As the parliamentary attendance meme shows, any deviation from the truth will be fatal to your campaign. With Thornberry, all that was required was the addition of the word “snob” to her original tweet. This brought it to everyone’s attention, but kept it brief and let the snowball effect take its own course.

Step three: Involve political actors. Westminster is a bubble, so those in the bubble will not care about 300,000 people tweeting a hashtag unless other people in the bubble are tweeting it as well. At this stage you need more than anonymous Twitter eggs with 30 followers. A phone call to a party spokesman or a helpful politician can do the trick. That way your campaign becomes something that cannot be ignored.

A Labour spokesperson’s comment that he could see nothing wrong with Thornberry’s tweet was instrumental in moving the story along. Condemnation from senior political opponents meant the papers had a story on their hands. By this point it matters less what the hundreds of thousands in the Twittersphere think, and more the ten thousand or so within a mile’s radius of the Houses of Parliament.

Step four: Evolve the story. Tweeting the same thing over and over again for hours and days on end will merely bore your audience. You need to make sure your campaign is fresh, that new angles are found, that there is a trajectory for the story to take. A petition with 100,000 signatures will itself make no difference, but it is another thing for journalists to write about and move the story on. As is a critical comment from a charity or a respected campaigning organisation.

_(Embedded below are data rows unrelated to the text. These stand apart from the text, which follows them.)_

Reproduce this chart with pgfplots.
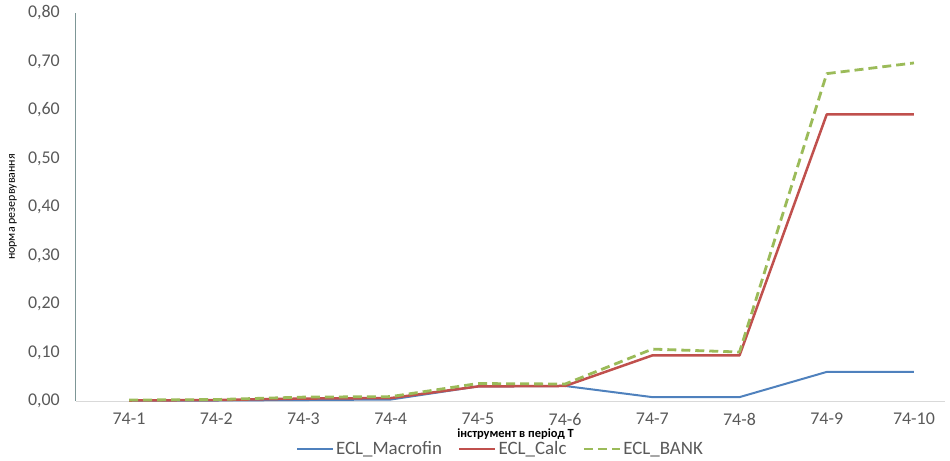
\documentclass[border=0pt]{standalone}
\usepackage{pgfplots}
\pgfplotsset{compat=1.18}
\usepackage{fontspec}
\setmainfont{Carlito}
\definecolor{cblue}{HTML}{4F81BD}
\definecolor{cred}{HTML}{C0504D}
\definecolor{cgreen}{HTML}{9BBB59}
\definecolor{tickgray}{HTML}{595959}
\definecolor{yaxcol}{RGB}{125,150,150}
\definecolor{xaxcol}{HTML}{D9D9D9}
\begin{document}
\begin{tikzpicture}
\begin{axis}[
  scale only axis, width=869bp, height=388bp,
  xmin=0.392, xmax=10.356, ymin=0, ymax=0.8,
  axis x line*=bottom, axis y line*=left,
  x axis line style={xaxcol, line width=1bp, -},
  y axis line style={yaxcol, line width=1bp, -},
  xtick={1,2,3,4,5,6,7,8,9,10},
  xticklabels={74-1,74-2,74-3,74-4,74-5,74-6,74-7,74-8,74-9,74-10},
  ytick={0,0.1,0.2,0.3,0.4,0.5,0.6,0.7,0.8},
  major tick length=0pt,
  /pgf/number format/assume math mode=true,
  tick label style={font=\fontsize{18}{18}\selectfont, text=tickgray},
  yticklabel style={/pgf/number format/fixed, /pgf/number format/fixed zerofill,
    /pgf/number format/precision=2, /pgf/number format/use comma},
  yticklabel style={anchor=east, inner sep=0pt, xshift=-16bp},
  xticklabel style={anchor=north, inner sep=0pt, yshift=-12bp},
  xlabel={інструмент в період Т},
  xlabel style={font=\bfseries\fontsize{12.5}{12.5}\selectfont, inner sep=0pt, at={(rel axis cs:0.5,0)}, anchor=center, yshift=-33bp, xshift=5bp},
  ylabel={норма резервування},
  ylabel style={font=\fontsize{12}{12}\selectfont, at={(rel axis cs:0,0.5)}, anchor=center, yshift=63bp},
  legend style={at={(0.5,0)}, anchor=center, yshift=-48bp, xshift=-10bp, draw=none, fill=none,
    font=\fontsize{19}{19}\selectfont, text=tickgray, legend columns=-1, inner sep=0pt,
    /tikz/every even column/.append style={column sep=14bp}},
  legend image code/.code={\draw[#1] (0bp,0bp) -- (36bp,0bp);},
  every axis plot/.append style={line join=round},
]
\addplot[cblue, line width=2bp] coordinates {
 (1,0.001) (2,0.001) (3,0.002) (4,0.003) (5,0.030) (6,0.031) (7,0.008) (8,0.008) (9,0.060) (10,0.060)};
\addlegendentry{ECL\_Macrofin}
\addplot[cred, line width=2.5bp] coordinates {
 (1,0.001) (2,0.002) (3,0.005) (4,0.006) (5,0.030) (6,0.031) (7,0.094) (8,0.094) (9,0.591) (10,0.591)};
\addlegendentry{ECL\_Calc}
\addplot[cgreen, line width=2.8bp, dash pattern=on 9bp off 5bp] coordinates {
 (1,0.002) (2,0.003) (3,0.008) (4,0.009) (5,0.036) (6,0.035) (7,0.107) (8,0.101) (9,0.675) (10,0.697)};
\addlegendentry{ECL\_BANK}
\coordinate (bl) at (rel axis cs:0,0);
\coordinate (tr) at (rel axis cs:1,1);
\end{axis}
\pgfresetboundingbox
\path ([shift={(-76bp,-60bp)}]bl) rectangle ([shift={(5bp,13bp)}]tr);
\end{tikzpicture}
\end{document}
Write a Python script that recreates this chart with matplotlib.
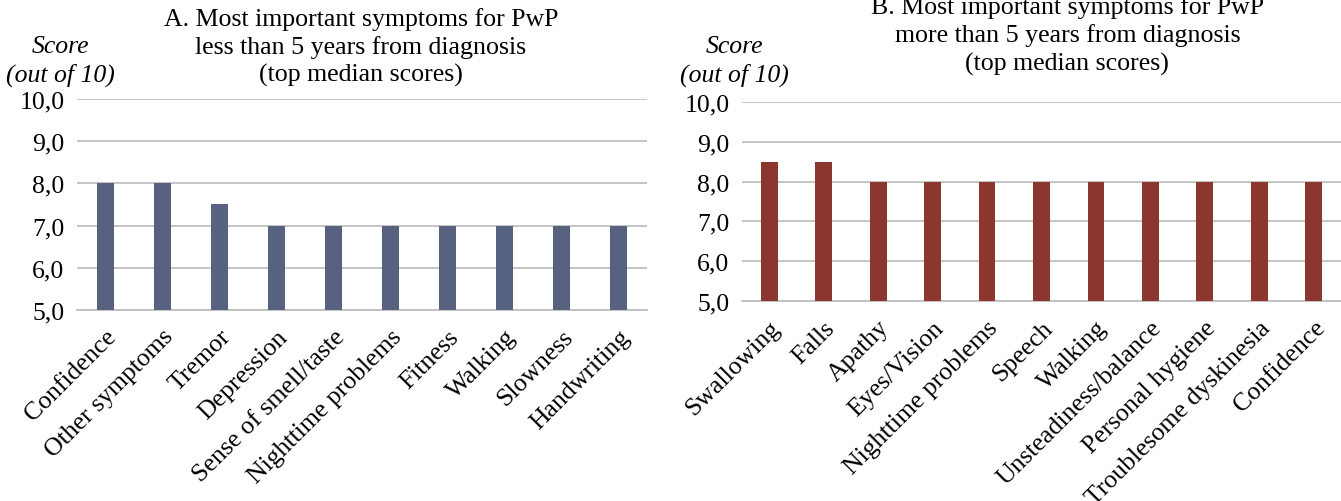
import numpy as np
import matplotlib.pyplot as plt

plt.rcParams['font.family'] = ['Liberation Serif', 'DejaVu Serif']

labels_a = ['Confidence', 'Other symptoms', 'Tremor', 'Depression', 'Sense of smell/taste',
            'Nighttime problems', 'Fitness', 'Walking', 'Slowness', 'Handwriting']
scores_a = [8.0, 8.0, 7.5, 7.0, 7.0, 7.0, 7.0, 7.0, 7.0, 7.0]

labels_b = ['Swallowing', 'Falls', 'Apathy', 'Eyes/Vision', 'Nighttime problems', 'Speech',
            'Walking', 'Unsteadiness/balance', 'Personal hygiene', 'Troublesome dyskinesia',
            'Confidence']
scores_b = [8.5, 8.5, 8.0, 8.0, 8.0, 8.0, 8.0, 8.0, 8.0, 8.0, 8.0]

yticks = [5, 6, 7, 8, 9, 10]

fig = plt.figure(figsize=(13.41, 5.02), dpi=100)
ax_a = fig.add_axes([0.0574, 0.3805, 0.4251, 0.4203])
ax_b = fig.add_axes([0.5533, 0.3984, 0.4467, 0.3964])


def draw(ax, labels, scores, color, title, title_x, title_y, score_x, score_y):
    x = np.arange(len(labels))
    ax.bar(x, scores, width=0.31, color=color, zorder=3)
    ax.set_ylim(5, 10)
    ax.set_xlim(-0.5, len(labels) - 0.5)
    ax.set_yticks(yticks)
    ax.set_yticklabels([('%.1f' % v).replace('.', ',') for v in yticks], fontsize=18.5)
    ax.yaxis.grid(True, color='#BFBFBF', linewidth=1.3, zorder=0)
    ax.set_xticks(x)
    ax.set_xticklabels(labels, rotation=45, ha='right', rotation_mode='anchor', fontsize=18.5)
    ax.tick_params(axis='y', length=0, pad=9)
    ax.tick_params(axis='x', length=0, pad=11)
    for s in ['top', 'right', 'left']:
        ax.spines[s].set_visible(False)
    ax.spines['bottom'].set_color('#BFBFBF')
    ax.spines['bottom'].set_linewidth(1.3)
    fig.text(title_x, title_y, title, ha='center', va='top', fontsize=18.6, linespacing=1.3)
    fig.text(score_x, score_y, 'Score\n(out of 10)', ha='center', va='top', fontsize=18.5,
             style='italic', linespacing=1.3)


draw(ax_a, labels_a, scores_a, '#56627F',
     'A. Most important symptoms for PwP\nless than 5 years from diagnosis\n(top median scores)',
     0.269, 0.985, 0.045, 0.928)
draw(ax_b, labels_b, scores_b, '#8B372E',
     'B. Most important symptoms for PwP\nmore than 5 years from diagnosis\n(top median scores)',
     0.796, 1.008, 0.548, 0.928)

fig.savefig('out.png', dpi=100)
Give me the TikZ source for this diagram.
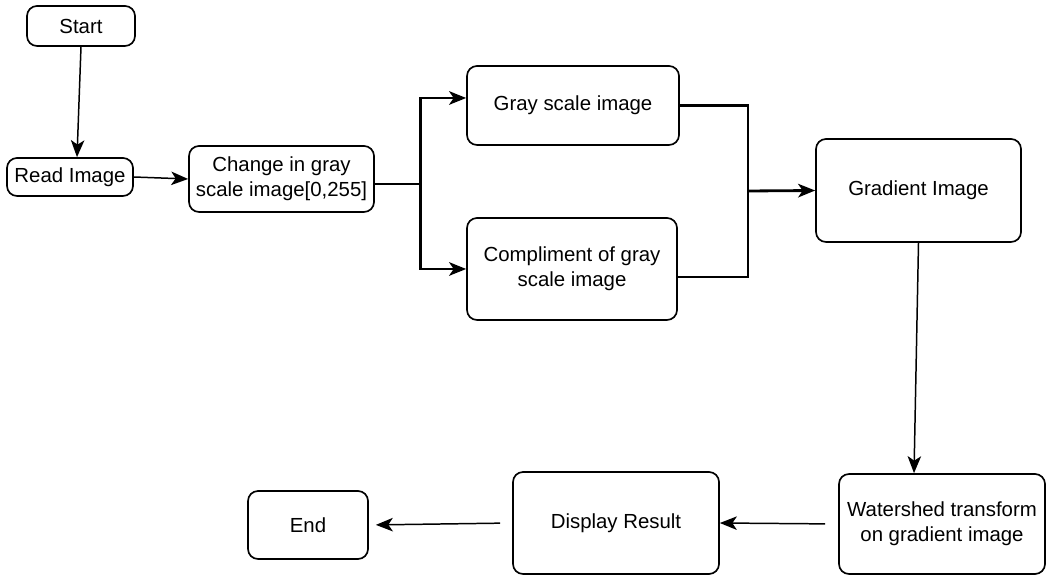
\documentclass[tikz,border=0pt]{standalone}
\usepackage{fontspec}
\setmainfont{Liberation Sans}
\usetikzlibrary{arrows.meta}
\begin{document}
\begin{tikzpicture}[every node/.style={font=\fontsize{11.6}{14}\selectfont}]
  \tikzstyle{bx}=[draw,rounded corners=0.2cm,align=center,line width=0.95pt,inner sep=2pt]
  \tikzstyle{ln}=[line width=0.85pt,-{Stealth[length=0.34cm,width=0.27cm,inset=0.09cm]}]
  \tikzstyle{thk}=[line width=1.6pt]
  \useasboundingbox (0,0) rectangle (20.96,-11.56);
  \node[bx,minimum width=2.16cm,minimum height=0.80cm] (start) at (1.62,-0.52) {Start};
  \node[bx,minimum width=2.52cm,minimum height=0.76cm] (read) at (1.40,-3.54) {Read Image};
  \node[bx,minimum width=3.70cm,minimum height=1.32cm] (change) at (5.63,-3.58) {Change in gray\\scale image[0,255]};
  \node[bx,minimum width=4.24cm,minimum height=1.58cm] (gray) at (11.46,-2.11) {Gray scale image};
  \node[bx,minimum width=4.20cm,minimum height=2.04cm] (compl) at (11.44,-5.38) {Compliment of gray\\scale image};
  \node[bx,minimum width=4.10cm,minimum height=2.06cm] (grad) at (18.37,-3.81) {Gradient Image};
  \node[bx,minimum width=4.12cm,minimum height=2.00cm] (water) at (18.84,-10.48) {Watershed transform\\on gradient image};
  \node[bx,minimum width=4.12cm,minimum height=2.04cm] (disp) at (12.32,-10.46) {Display Result};
  \node[bx,minimum width=2.40cm,minimum height=1.36cm] (end) at (6.16,-10.50) {End};
  \coordinate (merge) at (14.96,-3.82);
  \draw[ln] (start.south) -- ([xshift=0.14cm]read.north);
  \draw[ln] (read.east) -- (change.west);
  \draw[thk] ([yshift=-0.1cm]change.east) -- ++(0.92,0) coordinate (split);
  \draw[ln,thk] (split) |- ([yshift=0.15cm]gray.west);
  \draw[ln,thk] (split) |- (compl.west);
  \draw[thk] (gray.east) -| (merge);
  \draw[thk] ([yshift=-0.16cm]compl.east) -| (merge);
  \draw[ln,thk] (merge) -- (grad.west);
  \draw[ln] (grad.south) -- ([xshift=-0.56cm]water.north);
  \draw[ln,shorten <=0.26cm] (water.west) -- (disp.east);
  \draw[ln,shorten <=0.24cm,shorten >=0.14cm] (disp.west) -- (end.east);
\end{tikzpicture}
\end{document}
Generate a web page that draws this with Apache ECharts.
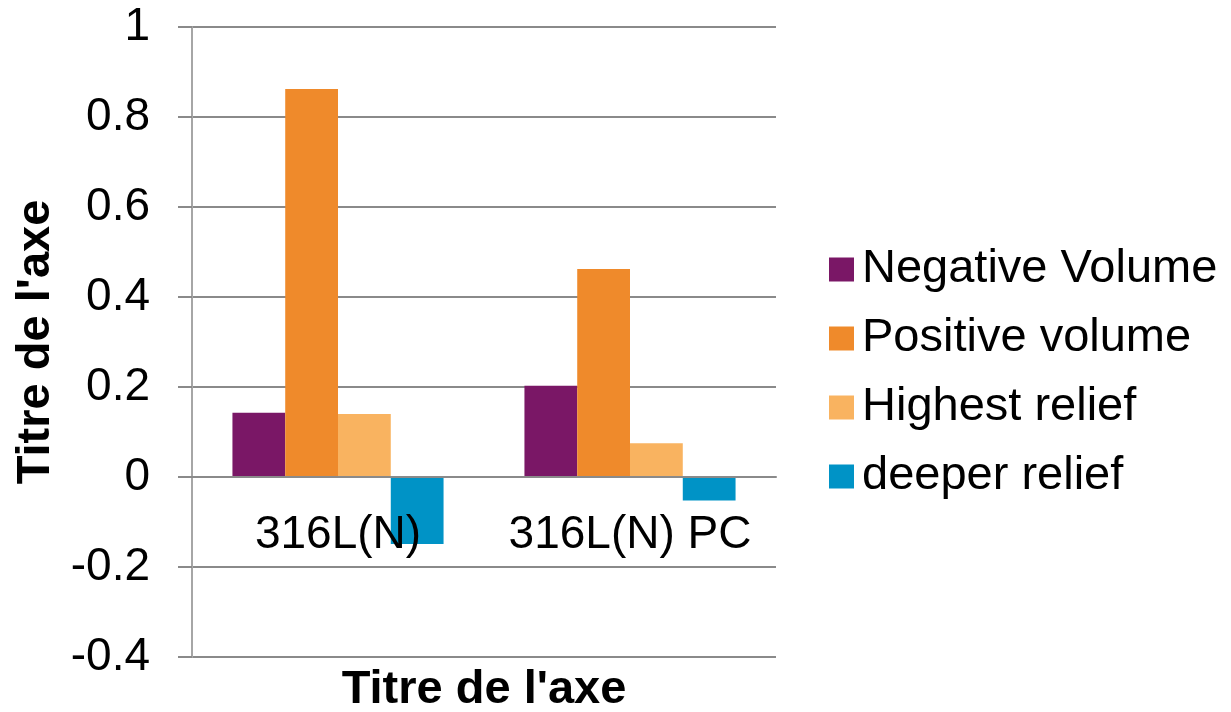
<!DOCTYPE html>
<html>
<head>
<meta charset="utf-8">
<script src="https://cdn.jsdelivr.net/npm/echarts@6/dist/echarts.min.js"></script>
<style>
html,body{margin:0;padding:0;background:#fff;}
#chart{width:1231px;height:712px;}
</style>
</head>
<body>
<div id="chart"></div>
<script>
const categories = ['316L(N)', '316L(N) PC'];
const seriesNames = ['Negative Volume', 'Positive volume', 'Highest relief', 'deeper relief'];
const negativeVolume = [0.143, 0.203];
const positiveVolume = [0.862, 0.462];
const highestRelief = [0.140, 0.075];
const deeperRelief = [-0.149, -0.052];
const colors = ['#7a1766', '#ef8a2b', '#f9b360', '#0093c6'];
const axisTitle = "Titre de l'axe";
const yMin = -0.4, yMax = 1, yStep = 0.2;

const values = [negativeVolume, positiveVolume, highestRelief, deeperRelief];
const FONT = '"Liberation Sans", Arial, sans-serif';

const GRID_TOP = 27, GRID_BOTTOM = 55, H = 712;
const plotH = H - GRID_TOP - GRID_BOTTOM;
// shift the category axis up to the zero line of the value axis
const zeroOffset = -plotH * (0 - yMin) / (yMax - yMin);

const chart = echarts.init(document.getElementById('chart'), null, {renderer: 'canvas'});
chart.setOption({
  animation: false,
  textStyle: {fontFamily: FONT},
  grid: {left: 192, right: 455, top: GRID_TOP, bottom: GRID_BOTTOM, containLabel: false, outerBoundsMode: 'none'},
  legend: {
    orient: 'vertical',
    left: 824,
    top: 241,
    itemWidth: 25,
    itemHeight: 24,
    itemGap: 22,
    icon: 'rect',
    textStyle: {fontFamily: FONT, fontSize: 47, color: '#000', padding: [0, 0, 0, 3]},
    data: seriesNames
  },
  xAxis: {
    type: 'category',
    data: categories,
    offset: zeroOffset,
    z: 10,
    axisLine: {show: true, onZero: false, lineStyle: {color: '#8a8a8a', width: 2}},
    axisTick: {show: false},
    axisLabel: {fontFamily: FONT, fontSize: 46, color: '#000', margin: 35, interval: 0, hideOverlap: false},
    name: axisTitle,
    nameLocation: 'middle',
    nameGap: 190,
    nameTextStyle: {fontFamily: FONT, fontSize: 47, fontWeight: 'bold', color: '#000'}
  },
  yAxis: {
    type: 'value',
    min: yMin,
    max: yMax,
    interval: yStep,
    axisLine: {show: true, lineStyle: {color: '#a6a6a6', width: 2}},
    axisTick: {show: true, length: 14, inside: false, lineStyle: {color: '#8a8a8a', width: 2}},
    splitLine: {show: true, lineStyle: {color: '#8a8a8a', width: 2}},
    axisLabel: {fontFamily: FONT, fontSize: 46, color: '#000', margin: 42,
      formatter: v => String(Math.round(v * 10) / 10)},
    name: axisTitle,
    nameLocation: 'middle',
    nameGap: 132,
    nameTextStyle: {fontFamily: FONT, fontSize: 47, fontWeight: 'bold', color: '#000'}
  },
  series: seriesNames.map((n, i) => ({
    name: n,
    type: 'bar',
    data: values[i],
    barGap: '0%',
    barCategoryGap: '27.7%',
    itemStyle: {color: colors[i]}
  }))
});
</script>
</body>
</html>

You may even have to leave your keyboard, go down there and stir things up yourself. For Thornberry, her off the cuff comments to a reporter denying wrongdoing were incendiary, giving news websites another headline and inspiring more journalists to get on the story.

Step five: Win the narrative. Of course, Twitter cannot take out a politician alone. But if your campaign wins the argument, controls the narrative and drives politicians and journalists into becoming involved in the story, it has a good chance of making it happen. Lose the narrative and you will lose the interest of the people you need to finish the job. Convince them you are right, convince them there is a story, and you could end up with a scalp on the front page of tomorrow morning’s newspapers.